Dismal turnout at anti-martial law rally

Last Wednesday, the 50th anniversary of Proclamation 1081 issued on 21 September 1972 by then president Ferdinand Marcos Sr. came and went with barely a remark from any person or organization of credible consequence.

Only a few noisy, left-leaning personalities and groups, and anti-Marcos and anti-administration radicals held protest activities in a number of areas.

They were largely ignored by everyone else, save for the few news reporters covering their activities.

As expected, a street inside the campus of the University of the Philippines in Diliman, Quezon City hosted a protest activity that had all the trappings of godless communism and anti-administration propaganda.

The organizers of the activity claimed that they wanted the people to remember the alleged “evils” of martial law, and the attempts of the administration to revise the narrative of that period in Philippine history.

What aspects of the historical record about martial law they claimed was being subjected to “revisionism” was something the protesters were miserably unable to explain. They simply hid behind the general allegation that “martial law was evil.”

The attendance at the UP rally was anywhere from dismal to pitiful. Only a few noisy speakers and entertainers, who were probably paid to be there, were visible. The few others present were spectators who happened to be in the area, and some reporters and vendors.

Observers noted that most of the speakers suffered from a credibility problem. They were college students who never experienced the martial law period first hand, and were obviously relying only on hearsay claims peddled by radical elements, and slimy politicians from the much despised Liberal Party.

From the way they spoke, their speeches were manifestly rehearsed or even memorized, and they seemed desperate for media coverage and publicity.

Obviously, the bulk of the Filipino people ignored the protest activity in UP, and the few other similar ones held elsewhere.

A symposium on martial law was scheduled at the UP Bahay ng Alumni, but it was cancelled at the last minute, probably because the organizers felt that they may have a problem getting an audience.
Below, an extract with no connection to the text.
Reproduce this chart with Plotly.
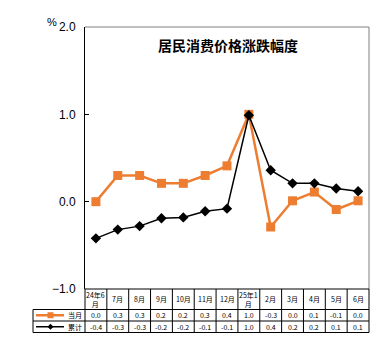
import plotly.graph_objects as go

categories = ["24年6<br>月", "7月", "8月", "9月", "10月", "11月", "12月", "25年1<br>月",
              "2月", "3月", "4月", "5月", "6月"]
monthly = [0.0, 0.3, 0.3, 0.21, 0.21, 0.3, 0.41, 1.0, -0.29, 0.01, 0.11, -0.09, 0.01]
cumulative = [-0.42, -0.32, -0.28, -0.19, -0.18, -0.11, -0.08, 0.99, 0.36, 0.21, 0.21, 0.15, 0.12]
monthly_text = ["0.0", "0.3", "0.3", "0.2", "0.2", "0.3", "0.4", "1.0", "-0.3", "0.0", "0.1", "-0.1", "0.0"]
cumulative_text = ["-0.4", "-0.3", "-0.3", "-0.2", "-0.2", "-0.1", "-0.1", "1.0", "0.4", "0.2", "0.2", "0.1", "0.1"]
series_names = ["当月", "累计"]
y_ticks = [-1.0, 0.0, 1.0, 2.0]
title_text = "居民消费价格涨跌幅度"

ORANGE = "#ED7D31"
W, H = 374, 348
L, R, T, B = 85, 369, 27, 289
PW, PH = R - L, B - T
n = len(categories)
xs = list(range(n))

def px(xpix):
    return (xpix - L) / PW

def py(ypix):
    return (B - ypix) / PH

fig = go.Figure()
fig.add_trace(go.Scatter(x=xs, y=monthly, mode="lines+markers", name=series_names[0],
                         line=dict(color=ORANGE, width=2.5),
                         marker=dict(symbol="square", size=9, color=ORANGE), cliponaxis=False))
fig.add_trace(go.Scatter(x=xs, y=cumulative, mode="lines+markers", name=series_names[1],
                         line=dict(color="black", width=1.5),
                         marker=dict(symbol="diamond", size=8, color="black"), cliponaxis=False))

shapes = []
shapes.append(dict(type="line", xref="paper", yref="paper", x0=0, x1=1, y0=1, y1=1,
                   line=dict(color="#808080", width=1)))
shapes.append(dict(type="line", xref="paper", yref="paper", x0=1, x1=1, y0=0, y1=1,
                   line=dict(color="#808080", width=1)))

row_y = [289, 309.5, 321, 332.5]
rows_p = [py(v) for v in row_y]
leg_left = px(33)
tline = dict(color="black", width=1)
shapes.append(dict(type="line", xref="paper", yref="paper", x0=0, x1=1, y0=rows_p[0], y1=rows_p[0], line=tline))
for yy in rows_p[1:]:
    shapes.append(dict(type="line", xref="paper", yref="paper", x0=leg_left, x1=1, y0=yy, y1=yy, line=tline))
for i in range(n + 1):
    shapes.append(dict(type="line", xref="paper", yref="paper", x0=i / n, x1=i / n,
                       y0=rows_p[0], y1=rows_p[3], line=tline))
shapes.append(dict(type="line", xref="paper", yref="paper", x0=leg_left, x1=leg_left,
                   y0=rows_p[1], y1=rows_p[3], line=tline))

cy1 = py((row_y[1] + row_y[2]) / 2)
cy2 = py((row_y[2] + row_y[3]) / 2)
shapes.append(dict(type="line", xref="paper", yref="paper", x0=px(36), x1=px(64), y0=cy1, y1=cy1,
                   line=dict(color=ORANGE, width=2.5)))
shapes.append(dict(type="rect", xref="paper", yref="paper", x0=px(47.5), x1=px(53.5),
                   y0=py(315.25 + 3), y1=py(315.25 - 3), fillcolor=ORANGE, line=dict(width=0)))
shapes.append(dict(type="line", xref="paper", yref="paper", x0=px(36), x1=px(64), y0=cy2, y1=cy2,
                   line=dict(color="black", width=1.5)))
mid = 326.75
shapes.append(dict(type="path", xref="paper", yref="paper",
                   path=f"M {px(50.5)},{py(mid-3)} L {px(53.5)},{py(mid)} L {px(50.5)},{py(mid+3)} L {px(47.5)},{py(mid)} Z",
                   fillcolor="black", line=dict(width=0)))

annotations = []
tf = dict(family="Noto Sans CJK SC, Liberation Sans", size=7, color="black")
for i, c in enumerate(categories):
    xc = (i + 0.5) / n
    annotations.append(dict(text=c, x=xc, y=py((row_y[0] + row_y[1]) / 2), xref="paper", yref="paper",
                            showarrow=False, font=tf, xanchor="center", yanchor="middle"))
    annotations.append(dict(text=monthly_text[i], x=xc, y=cy1, xref="paper", yref="paper",
                            showarrow=False, font=tf, xanchor="center", yanchor="middle"))
    annotations.append(dict(text=cumulative_text[i], x=xc, y=cy2, xref="paper", yref="paper",
                            showarrow=False, font=tf, xanchor="center", yanchor="middle"))
annotations.append(dict(text=series_names[0], x=px(75), y=cy1, xref="paper", yref="paper",
                        showarrow=False, font=tf, xanchor="center", yanchor="middle"))
annotations.append(dict(text=series_names[1], x=px(75), y=cy2, xref="paper", yref="paper",
                        showarrow=False, font=tf, xanchor="center", yanchor="middle"))
annotations.append(dict(text="%", x=px(59), y=py(22), xref="paper", yref="paper", showarrow=False,
                        font=dict(family="Liberation Sans", size=11, color="black"),
                        xanchor="right", yanchor="middle"))
annotations.append(dict(text="<b>" + title_text + "</b>", x=px(228), y=py(45), xref="paper", yref="paper",
                        showarrow=False, font=dict(family="Noto Sans CJK SC", size=14, color="black"),
                        xanchor="center", yanchor="middle"))

fig.update_layout(
    width=W, height=H,
    margin=dict(l=L, r=W - R, t=T, b=H - B, pad=0),
    paper_bgcolor="white", plot_bgcolor="white",
    showlegend=False,
    shapes=shapes, annotations=annotations,
    xaxis=dict(range=[-0.5, n - 0.5], showticklabels=False, showgrid=False, zeroline=False,
               showline=False, ticks=""),
    yaxis=dict(range=[-1, 2], tickvals=y_ticks, tickformat=".1f", showgrid=False, zeroline=False,
               showline=True, linecolor="black", linewidth=1, ticks="inside", ticklen=4,
               tickcolor="black", ticklabelstandoff=6,
               tickfont=dict(family="Liberation Sans", size=12, color="black")),
)

fig.write_html("out.html")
Baka langawin ang palabas.

One speaker invited to that symposium was a member of the 1986 Constitutional Commission, the unelected body which drafted the woefully defective 1987 Constitution.

During the administration of President Rodrigo Duterte, that commissioner was known to dish out legal opinions about, among others, constitutional rights, in the few television news programs that cared to interview the commissioner.

At the height of the ABS-CBN broadcast network’s legislative franchise controversy last year, the same commissioner insisted that the refusal of Congress to issue a new franchise to ABS-CBN is an abridgment of press freedom.

Soon thereafter, the Supreme Court released its decision in the ABS-CBN franchise case filed by the network before it.

The Court declared that under the Constitution, Congress has absolute discretion to issue or not to issue a legislative franchise, and neither the President nor the judiciary can meddle with that discretion.

More importantly, the Supreme Court ruled that the refusal of Congress to issue a new franchise to ABS-CBN is not an abridgment of press freedom.

That decision was written by Justice Estela Perlas-Bernabe, who is now retired from the judiciary. It was promulgated in August 2020.

As expected, the ABS-CBN broadcasting empire and the few anti-administration politicians supporting the network are conveniently silent about the said decision of the Supreme Court.

For the historical record, all the commissioners of the 1986 Constitutional Commission were appointed by President Corazon Aquino herself. That is the main reason why many historians call the 1987 charter the “Cory Constitution.”

The 50th anniversary of martial law was ignored by many because the communists and pinklawan have been exposed for their distorted account of martial law, and the political power they enjoyed during the regimes of Presidents Corazon Aquino and Noynoy Aquino, due mainly to that distorted account.